Last week, my four-year-old son lost his place at Clore Shalom school. And so, at the end of this term, he will be forced to leave an institution with a religious ethos that mirrors our own Jewish beliefs.
We were awarded his place fairly. A parent who had failed to tick the right boxes challenged the system and forced a rule change. It is unfair but we have no legal recourse. For our son, the door to a Jewish education has been slammed shut.
Why? Because we practise a pluralist way of Jewish life and will not masquerade as Orthodox in order to secure our son a place elsewhere. We are not prepared to play the "faith game" as described by Ellie Levenson in her JC comment piece a fortnight ago.
Contrary to her beliefs, Jewish schools consistently perform better academically. We would also prefer our son to start his day with the Shema rather than Morning has broken. And attending a Jewish school doesn't mean living in a ghetto. They even have non-Jewish teachers. We also have friends of many religions and cultures.
But we refuse to send our children to an Orthodox school only to have them question why we are not practising what they are taught. Friends with children at Orthodox schools scream: "But no one does that here - they're all like us!" Something is very wrong.
We are not prepared to play the 'faith game'
In the year preceding their school application, many families shlep their offspring to synagogue weekly. Having clocked up sufficient visits to fulfil the requirements of forms accompanying the applications, many do not return to shul until the next Yom Tov or until a sibling requires their school place.
And, once at their chosen school, many have lives entirely at odds with the teachings given to their children there. Kippot and tzitzit are explained as "school uniform" and shoved in bags immediately outside the school gates. Kashrut is not followed at home, and families who do observe the laws of kashrut are forced to police which schoolfriends their children can visit, as they cannot be sure they will not be fed treif.
Obviously, many families of children at those schools are shomer Shabbat, but many are pluralist or even secular Jews - choosing them for their high standards of education.
The letters in response to Ms Levenson's piece reveal support for Jewish schools. The skirmishes that takes place between prospective parents every year offer further proof.

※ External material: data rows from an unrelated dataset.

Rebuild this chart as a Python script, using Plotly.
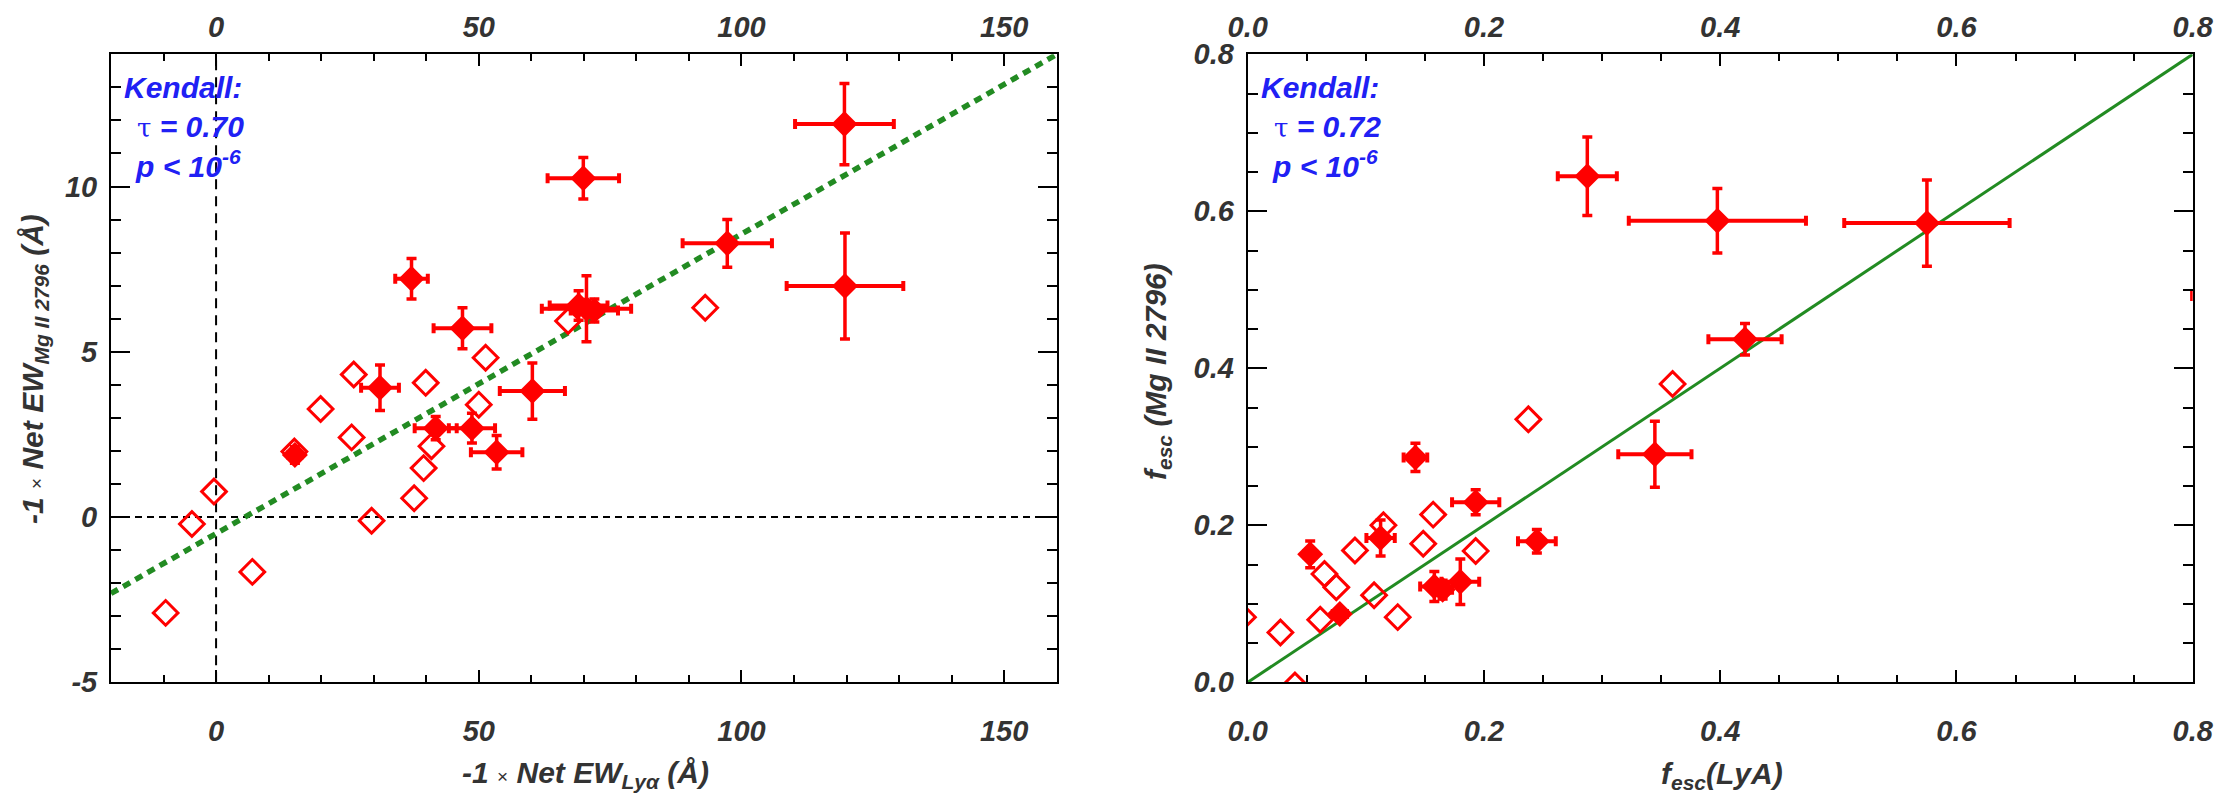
import plotly.graph_objects as go

# page is 2226x808; the html body adds an 8px margin, so the figure is 16px smaller
PAGE_W, PAGE_H = 2226, 808
OFF = 8
W, H = PAGE_W - 2 * OFF, PAGE_H - 2 * OFF

# ---------------- Left panel data: -1 x Net EW (Lya) vs -1 x Net EW (Mg II 2796)
ew_lya_open = [93.1, 67.0, 51.3, 26.2, 39.9, 19.9, 50.0, 25.8, 41.0, 39.5, 14.9, 37.7, 29.6, -0.4, -4.6, 6.9, -9.6]
ew_mg_open = [6.33, 5.93, 4.82, 4.31, 4.06, 3.27, 3.40, 2.41, 2.14, 1.48, 1.98, 0.57, -0.11, 0.77, -0.21, -1.66, -2.90]

ew_lya_fill = [119.6, 69.9, 97.3, 119.7, 37.2, 46.9, 70.5, 69.0, 72.0, 60.2, 31.2, 41.8, 48.7, 53.4, 15.0]
ew_mg_fill = [11.89, 10.25, 8.28, 6.99, 7.21, 5.71, 6.30, 6.40, 6.25, 3.81, 3.91, 2.69, 2.69, 1.96, 1.88]
ew_lya_err = [9.4, 6.8, 8.5, 11.1, 3.1, 5.5, 8.5, 5.5, 4.5, 6.2, 3.6, 4.0, 4.4, 4.9, 1.2]
ew_mg_err = [1.23, 0.63, 0.72, 1.60, 0.61, 0.62, 1.00, 0.45, 0.35, 0.85, 0.69, 0.35, 0.45, 0.51, 0.25]

fit_slope = 0.0906
fit_intercept = -0.5

left_xrange = [-20, 160]
left_yrange = [-5, 14]
left_xticks = [0, 50, 100, 150]
left_yticks = [-5, 0, 5, 10]
left_ytext = ["-5", "0", "5", "10"]
left_tau = "0.70"

# ---------------- Right panel data: f_esc(LyA) vs f_esc(Mg II 2796)
fesc_lya_open = [0.3597, 0.2376, 0.157, 0.1149, 0.1486, 0.193, 0.0908, 0.065, 0.075, 0.107, 0.127, 0.0614, 0.0277, 0.040, -0.004]
fesc_mg_open = [0.380, 0.335, 0.2136, 0.200, 0.1766, 0.1672, 0.168, 0.138, 0.121, 0.111, 0.083, 0.0796, 0.0634, -0.004, 0.083]

fesc_lya_fill = [0.2875, 0.3976, 0.575, 0.421, 0.3447, 0.142, 0.193, 0.2448, 0.1125, 0.0529, 0.158, 0.165, 0.180, 0.078, 0.87]
fesc_mg_fill = [0.6445, 0.588, 0.585, 0.437, 0.2906, 0.2864, 0.2294, 0.1796, 0.1838, 0.163, 0.122, 0.118, 0.128, 0.087, 0.492]
fesc_lya_err = [0.025, 0.075, 0.070, 0.031, 0.031, 0.010, 0.020, 0.016, 0.012, 0.005, 0.012, 0.008, 0.016, 0.006, 0.0705]
fesc_mg_err = [0.050, 0.041, 0.055, 0.020, 0.042, 0.018, 0.016, 0.015, 0.023, 0.017, 0.019, 0.012, 0.029, 0.007, 0.006]

right_xrange = [0, 0.8]
right_yrange = [0, 0.8]
right_ticks = [0.0, 0.2, 0.4, 0.6, 0.8]
right_ticktext = ["0.0", "0.2", "0.4", "0.6", "0.8"]
right_tau = "0.72"

# ---------------- Styling
RED = "#ff0000"
GREEN = "#228b22"
BLUE = "#2020f4"
TXT = "#333333"
FONT = "Liberation Sans"
TICKFONT = dict(family=FONT, size=29, color=TXT, weight="bold", style="italic")


def dx(p):
    return (p - OFF) / W


def dy(p):
    return 1 - (p - OFF) / H


dom_y = [dy(682.3), dy(54.3)]
dom_left = [dx(111), dx(1056.7)]
dom_right = [dx(1247.7), dx(2192.7)]

fig = go.Figure()


def add_panel(xa, ya, xo, yo, xf, yf, xe, ye):
    fig.add_trace(go.Scatter(
        x=xo, y=yo, mode="markers", xaxis=xa, yaxis=ya, showlegend=False,
        marker=dict(symbol="diamond-open", size=19, color=RED, line=dict(width=3, color=RED)),
    ))
    fig.add_trace(go.Scatter(
        x=xf, y=yf, mode="markers", xaxis=xa, yaxis=ya, showlegend=False,
        marker=dict(symbol="diamond", size=20, color=RED, line=dict(width=0)),
        error_x=dict(type="data", array=xe, color=RED, thickness=4, width=5),
        error_y=dict(type="data", array=ye, color=RED, thickness=3.5, width=5),
    ))


# fit line (left) and one-to-one line (right)
fit_x = list(left_xrange)
fit_y = [fit_intercept + fit_slope * v for v in fit_x]
fig.add_trace(go.Scatter(x=fit_x, y=fit_y, mode="lines", xaxis="x", yaxis="y", showlegend=False,
                         line=dict(color=GREEN, width=5.5, dash="8px,6px")))
fig.add_trace(go.Scatter(x=right_xrange, y=right_yrange, mode="lines", xaxis="x2", yaxis="y2", showlegend=False,
                         line=dict(color=GREEN, width=3)))

add_panel("x", "y", ew_lya_open, ew_mg_open, ew_lya_fill, ew_mg_fill, ew_lya_err, ew_mg_err)
add_panel("x2", "y2", fesc_lya_open, fesc_mg_open, fesc_lya_fill, fesc_mg_fill, fesc_lya_err, fesc_mg_err)

# dummy traces for top axes
fig.add_trace(go.Scatter(x=[None], y=[None], xaxis="x3", yaxis="y", showlegend=False, hoverinfo="skip"))
fig.add_trace(go.Scatter(x=[None], y=[None], xaxis="x4", yaxis="y2", showlegend=False, hoverinfo="skip"))


def xaxis_cfg(dom, rng, tickvals, ticktext, minor, side, standoff, anchor, overlay=None):
    d = dict(domain=dom, range=rng, tickmode="array", tickvals=tickvals, ticktext=ticktext,
             ticks="inside", ticklen=12, tickwidth=2,
             tickcolor="black", showline=True, linecolor="black", linewidth=2, mirror=False,
             showgrid=False, zeroline=False, side=side, anchor=anchor, tickfont=TICKFONT,
             ticklabelstandoff=standoff, automargin=False,
             minor=dict(dtick=minor, tick0=0, ticks="inside", ticklen=7, tickwidth=2, tickcolor="black",
                        showgrid=False))
    if overlay:
        d["overlaying"] = overlay
        d["matches"] = overlay
    return d


def yaxis_cfg(dom, rng, tickvals, ticktext, minor, anchor):
    d = dict(domain=dom, range=rng, tickmode="array", tickvals=tickvals, ticktext=ticktext,
             ticks="inside", ticklen=19, tickwidth=2,
             tickcolor="black", showline=True, linecolor="black", linewidth=2, mirror="ticks",
             showgrid=False, zeroline=False, anchor=anchor, tickfont=TICKFONT, ticklabelstandoff=6,
             automargin=False,
             minor=dict(dtick=minor, tick0=0, ticks="inside", ticklen=10, tickwidth=2, tickcolor="black",
                        showgrid=False))
    return d


fig.update_layout(
    width=W, height=H, margin=dict(l=0, r=0, t=0, b=0),
    paper_bgcolor="white", plot_bgcolor="white",
    xaxis=xaxis_cfg(dom_left, left_xrange, left_xticks, [str(v) for v in left_xticks], 10, "bottom", 22, "y"),
    xaxis3=xaxis_cfg(dom_left, left_xrange, left_xticks, [str(v) for v in left_xticks], 10, "top", 4, "y", overlay="x"),
    yaxis=yaxis_cfg(dom_y, left_yrange, left_yticks, left_ytext, 1, "x"),
    xaxis2=xaxis_cfg(dom_right, right_xrange, right_ticks, right_ticktext, 0.05, "bottom", 22, "y2"),
    xaxis4=xaxis_cfg(dom_right, right_xrange, right_ticks, right_ticktext, 0.05, "top", 4, "y2", overlay="x2"),
    yaxis2=yaxis_cfg(dom_y, right_yrange, right_ticks, right_ticktext, 0.05, "x2"),
)

# dashed zero lines (left panel)
fig.add_shape(type="line", xref="x", yref="y domain", x0=0, x1=0, y0=0, y1=1, layer="below",
              line=dict(color="black", width=2, dash="10px,7px"))
fig.add_shape(type="line", xref="x domain", yref="y", x0=0, x1=1, y0=0, y1=0, layer="below",
              line=dict(color="black", width=2, dash="7px,5px"))

ANNFONT = dict(family=FONT, size=30, color=BLUE, weight="bold", style="italic")
TAU = '<span style="font-family:DejaVu Serif;font-weight:normal;font-style:normal;font-size:26px">τ</span>'


def kendall(x0, tau):
    for (xp, yp), txt in zip([(x0, 88), (x0 + 13, 126), (x0 + 11, 164)],
                             ["Kendall:", f"{TAU} = {tau}", "p &lt; 10<sup>-6</sup>"]):
        fig.add_annotation(x=dx(xp), y=dy(yp), xref="paper", yref="paper", xanchor="left", yanchor="middle",
                           text=txt, showarrow=False, font=ANNFONT)


kendall(122, left_tau)
kendall(1259, right_tau)

TITLEFONT = dict(family=FONT, size=30, color=TXT, weight="bold", style="italic")
TIMES = '<span style="font-weight:normal;font-style:normal;font-size:19px">×</span>'

titles = [
    ((585, 774), 0, f"-1 {TIMES} Net EW<sub>Lyα</sub> (Å)"),
    ((34, 369), -90, f"-1 {TIMES} Net EW<sub>Mg II 2796</sub> (Å)"),
    ((1722, 775), 0, "f<sub>esc</sub>(LyA)"),
    ((1158, 372), -90, "f<sub>esc</sub> (Mg II 2796)"),
]
for (xp, yp), ang, txt in titles:
    fig.add_annotation(x=dx(xp), y=dy(yp), xref="paper", yref="paper", xanchor="center", yanchor="middle",
                       text=txt, textangle=ang, showarrow=False, font=TITLEFONT)

fig.write_html("out.html")
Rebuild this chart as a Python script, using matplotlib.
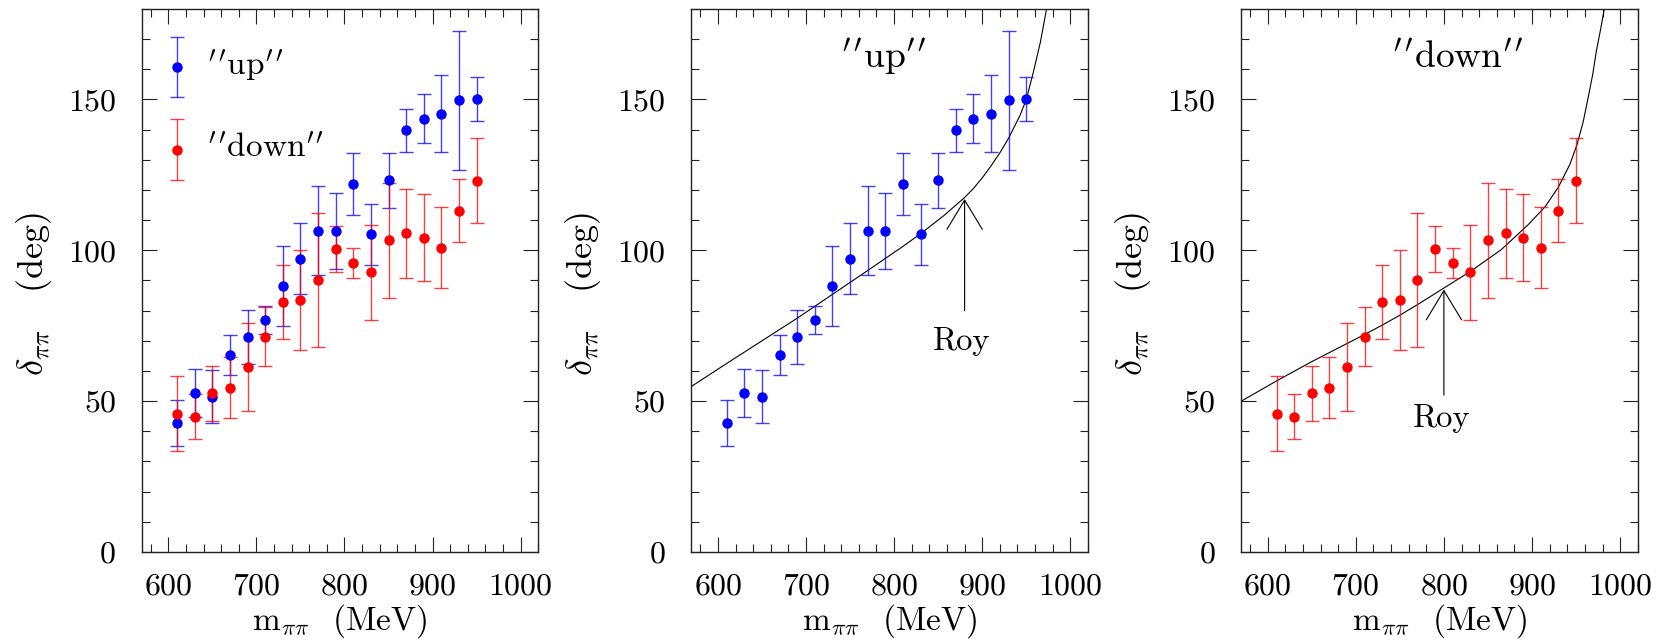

The Board of Deputies says its aim is for there to be "Jewish schools for all people who want them". But there are insufficient pluralist schools, particularly in areas that need them. Hertfordshire's Jewish population has increased by nearly 27 per cent over the past 10 years but that has not been reflected in the number of Jewish primary school places there. The Board is failing a large proportion of our kids. It doesn't seem to care about, or is oblivious to, the fact we are not all Orthodox.
Pluralist schools are oversubscribed. This year, Clore Shalom received 60 applications for five free spaces. Alma Primary - Finchley's new school - received 70 applications for its first reception year and Eden Primary in Muswell Hill received 198 applications for 30 places.
The Board claims there are sufficient places for all but that is true only if you are prepared to pretend to be something you're not and, in some cases, travel long distances.
We are not ashamed of wanting a Jewish education for our kids. What the Clore Shalom School complainant has highlighted is that the system - in which the nursery year is a de facto pre-reception class – is an almighty mess, and no one is taking responsibility.
Meanwhile, six innocent children have been evicted from the school in which they had settled. Whether you are for or against a faith education, that cannot be right.